71. We are persuaded, as submitted by counsel for the appellants, that by proceeding on that basis, the learned judge misdirected himself on the burden of proof. In their pleading and in evidence, the appellants demonstrated that one Urbanus Wambua Musyoka, whose national identification they gave as 20326674, was indeed the same person who, as an agent of the 3rd respondent?s sponsoring party, signed Form 37B in respect of Mavoko Constituency. Indeed, the appellants went ahead to identify the said Urbanus Wambua Musyoka as a senior staff member of the County holding the position of Chief Officer, Public Works, within the County.

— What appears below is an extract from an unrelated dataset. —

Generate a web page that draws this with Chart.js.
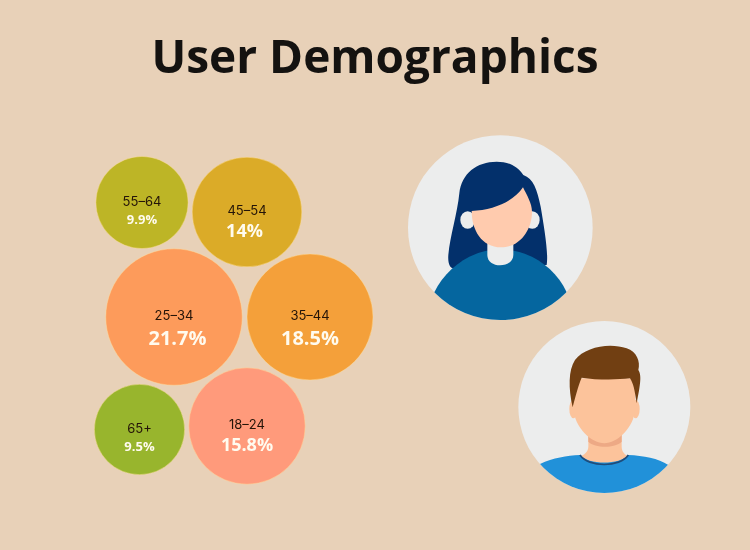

72. The Supreme Court in Raila 2017 was categorical in its pronouncement that a petitioner who seeks nullification of an election on account of non-conformity with the law or on the basis of irregularities must adduce cogent and credible evidence to prove those grounds to the satisfaction of the court. The Supreme Court stated:

“[132] Though the legal and evidential burden of establishing the facts and contentions which will support a party's case is static and "remains constant throughout a trial with the plaintiff, however, "depending on the effectiveness with which he or she discharges this, the evidential burden keeps shifting" and "its position at any time is determined by answering the question as to who would lose if no further evidence were introduced.”

73. The Supreme Court did not stop there. It went on to say that:

“[133] It follows therefore that once the Court is satisfied that the petitioner has adduced sufficient evidence to warrant impugning an election, if not controverted, then the evidentiary burden shifts to the respondent, in most cases the electoral body, to adduce evidence rebutting that assertion and demonstrating that there was compliance with the law or, if the ground is one of irregularities, that they did not affect the results of the election. In other words, while the petitioner bears an evidentiary burden to adduce 'factual' evidence to prove his/her allegations of breach, then the burden shifts and it behoves the respondent to adduce evidence to prove compliance with the law.”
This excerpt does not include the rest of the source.